Monday, June 18, 2007

Blue polytunnels, violet eyes: Lesley Howarth, Ultraviolet. Penguin: London, 2001.

In most ways an awfully good book. Violet lives in an underground compound protected from the worsening ozone levels by super-blue plastic invented by the company her father works for--is one of the chief scientists for. Most of the novel is about her every day life with her friends, unable to go out without risking their "rad count" and with it their acess to life's necessities. The way in which "advice" can turn into law and enforced compliance is very well played out, and particularly convincing are the friendships as each teen chafes in their own way about the restrictions. Much of the time they spend absorbed in a cypergame and part of the novel is about the ways in which that both is, and isn't satisfactory. I was particularly impressed by the writing itself which is simultaneously sparse and playful: the dialogue, more than anything else, gives the impression of people exhausted by heat.

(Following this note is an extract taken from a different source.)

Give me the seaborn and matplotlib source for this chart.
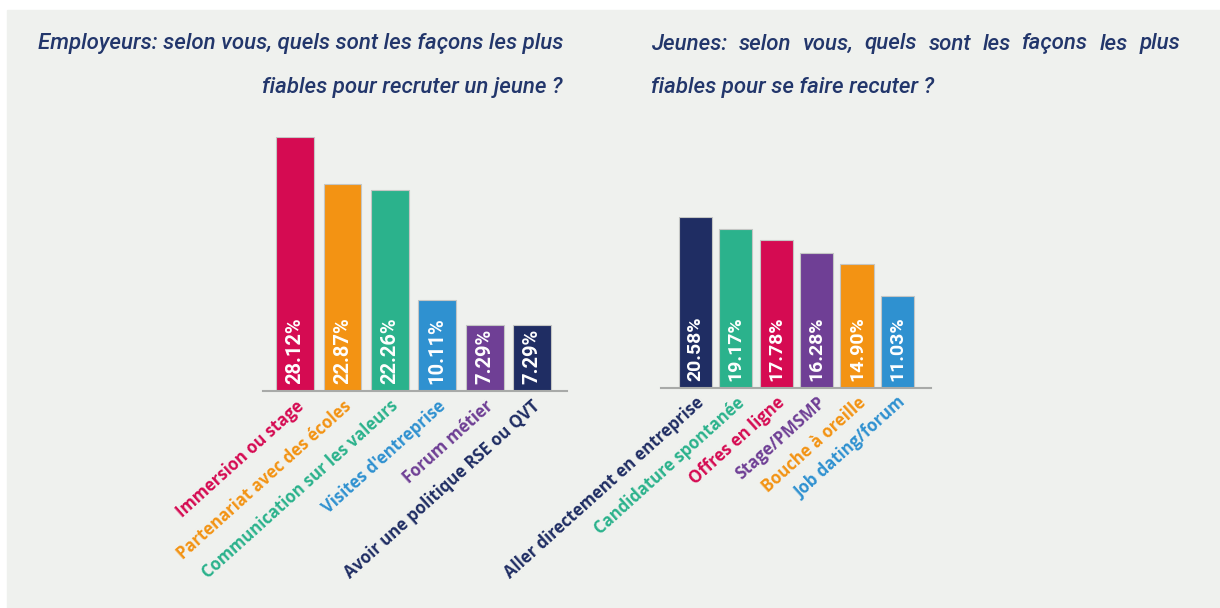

What I should have remembered is that while Lesley Howarth is responsible for the brilliant Maphead (1994, alien father and son on earth looking for son's human mother, drink a cat milkshake while they wait for something to happen) she is also responsible for Mister Spaceman (1999), a metaphor book. So I regret to say that at the end of this rather splendid construction of a plausible future, it all turns out to be a cyberspace game.

1 Comments:

Anonymous Anonymous said...

Farah, this is much more complicated than that, and a brilliant attempt at "writing" a computer game. Deserves more credit I think.